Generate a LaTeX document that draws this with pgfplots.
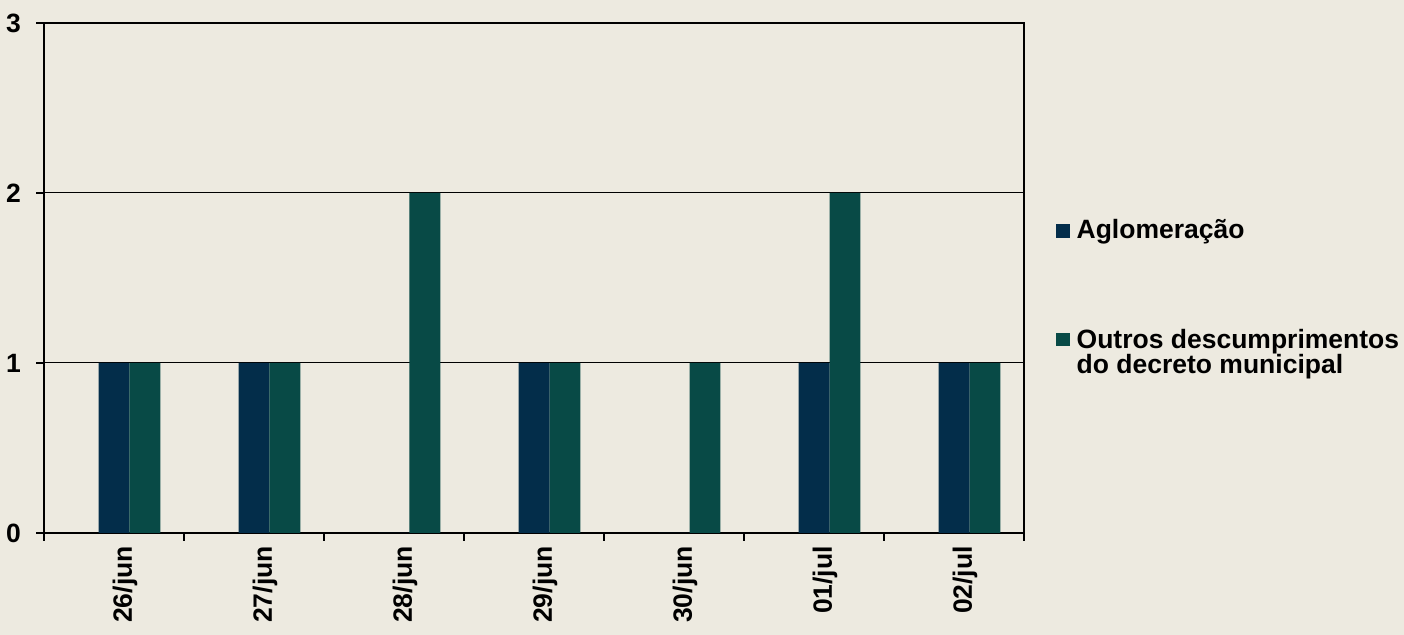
\documentclass[border=0pt]{standalone}
\usepackage{pgfplots}
\pgfplotsset{compat=1.18}
\usepackage{fontspec}
\setmainfont{Liberation Sans}
\definecolor{bgc}{RGB}{237,234,224}
\definecolor{navy}{RGB}{3,45,74}
\definecolor{teal}{RGB}{8,74,70}
\newcommand{\lf}{\fontsize{13.25pt}{15.9pt}\selectfont\bfseries}
\begin{document}
\lf
\begin{tikzpicture}
\fill[bgc] (-22pt,-51pt) rectangle (680pt,266.5pt);
\useasboundingbox (-22pt,-51pt) rectangle (680pt,266.5pt);
\begin{axis}[
  at={(0,0)}, anchor=south west,
  scale only axis, width=490pt, height=255pt,
  xmin=-0.5, xmax=6.5, ymin=0, ymax=3,
  ybar,
  bar width=0.2214,
  xtick={0,...,6},
  xticklabels={26/jun,27/jun,28/jun,29/jun,30/jun,01/jul,02/jul},
  major x tick style={draw=none},
  minor xtick={-0.5,0.5,...,6.5},
  minor tick length=4pt,
  ytick={0,1,2,3},
  major tick length=4pt,
  tick align=outside,
  tick style={black, line width=0.8pt},
  xtick pos=bottom, ytick pos=left,
  ymajorgrids,
  grid style={black, line width=0.5pt},
  axis line style={black, line width=1pt},
  /pgf/number format/assume math mode=true,
  tick label style={font=\lf},
  xticklabel style={rotate=90, anchor=east, xshift=2pt, yshift=-5.5pt},
  yticklabel style={xshift=-3pt},
  legend style={at={(1.0327,0.6235)}, anchor=north west, draw=none, fill=none,
    inner sep=0pt, row sep=38pt,
    font=\lf,
    cells={anchor=west}},
  legend image code/.code={\fill[#1] (0pt,-3.3pt) rectangle (6.6pt,3.3pt);},
]
\addplot[fill=navy, draw=none, bar shift=0] coordinates {(0,1) (1,1) (2,0) (3,1) (4,0) (5,1) (6,1)};
\addlegendentry{\hspace{1.5pt}Aglomeração}
\addplot[fill=teal, draw=none, bar shift=0.2214] coordinates {(0,1) (1,1) (2,2) (3,1) (4,1) (5,2) (6,1)};
\addlegendentry{\hspace{1.5pt}\begin{tabular}[t]{@{}l@{}}Outros descumprimentos\\[-3.4pt]do decreto municipal\end{tabular}}
\end{axis}
\end{tikzpicture}
\end{document}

§ Task to carry out:
Copy out all the data without changing anything, and drop the pictures.

§ Result for this exercise:
Generate a LaTeX document that draws this with pgfplots.
\documentclass[border=0pt]{standalone}
\usepackage{pgfplots}
\pgfplotsset{compat=1.18}
\usepackage{fontspec}
\setmainfont{Liberation Sans}
\definecolor{bgc}{RGB}{237,234,224}
\definecolor{navy}{RGB}{3,45,74}
\definecolor{teal}{RGB}{8,74,70}
\newcommand{\lf}{\fontsize{13.25pt}{15.9pt}\selectfont\bfseries}
\begin{document}
\lf
\begin{tikzpicture}
\fill[bgc] (-22pt,-51pt) rectangle (680pt,266.5pt);
\useasboundingbox (-22pt,-51pt) rectangle (680pt,266.5pt);
\begin{axis}[
  at={(0,0)}, anchor=south west,
  scale only axis, width=490pt, height=255pt,
  xmin=-0.5, xmax=6.5, ymin=0, ymax=3,
  ybar,
  bar width=0.2214,
  xtick={0,...,6},
  xticklabels={26/jun,27/jun,28/jun,29/jun,30/jun,01/jul,02/jul},
  major x tick style={draw=none},
  minor xtick={-0.5,0.5,...,6.5},
  minor tick length=4pt,
  ytick={0,1,2,3},
  major tick length=4pt,
  tick align=outside,
  tick style={black, line width=0.8pt},
  xtick pos=bottom, ytick pos=left,
  ymajorgrids,
  grid style={black, line width=0.5pt},
  axis line style={black, line width=1pt},
  /pgf/number format/assume math mode=true,
  tick label style={font=\lf},
  xticklabel style={rotate=90, anchor=east, xshift=2pt, yshift=-5.5pt},
  yticklabel style={xshift=-3pt},
  legend style={at={(1.0327,0.6235)}, anchor=north west, draw=none, fill=none,
    inner sep=0pt, row sep=38pt,
    font=\lf,
    cells={anchor=west}},
  legend image code/.code={\fill[#1] (0pt,-3.3pt) rectangle (6.6pt,3.3pt);},
]
\addplot[fill=navy, draw=none, bar shift=0] coordinates {(0,1) (1,1) (2,0) (3,1) (4,0) (5,1) (6,1)};
\addlegendentry{\hspace{1.5pt}Aglomeração}
\addplot[fill=teal, draw=none, bar shift=0.2214] coordinates {(0,1) (1,1) (2,2) (3,1) (4,1) (5,2) (6,1)};
\addlegendentry{\hspace{1.5pt}\begin{tabular}[t]{@{}l@{}}Outros descumprimentos\\[-3.4pt]do decreto municipal\end{tabular}}
\end{axis}
\end{tikzpicture}
\end{document}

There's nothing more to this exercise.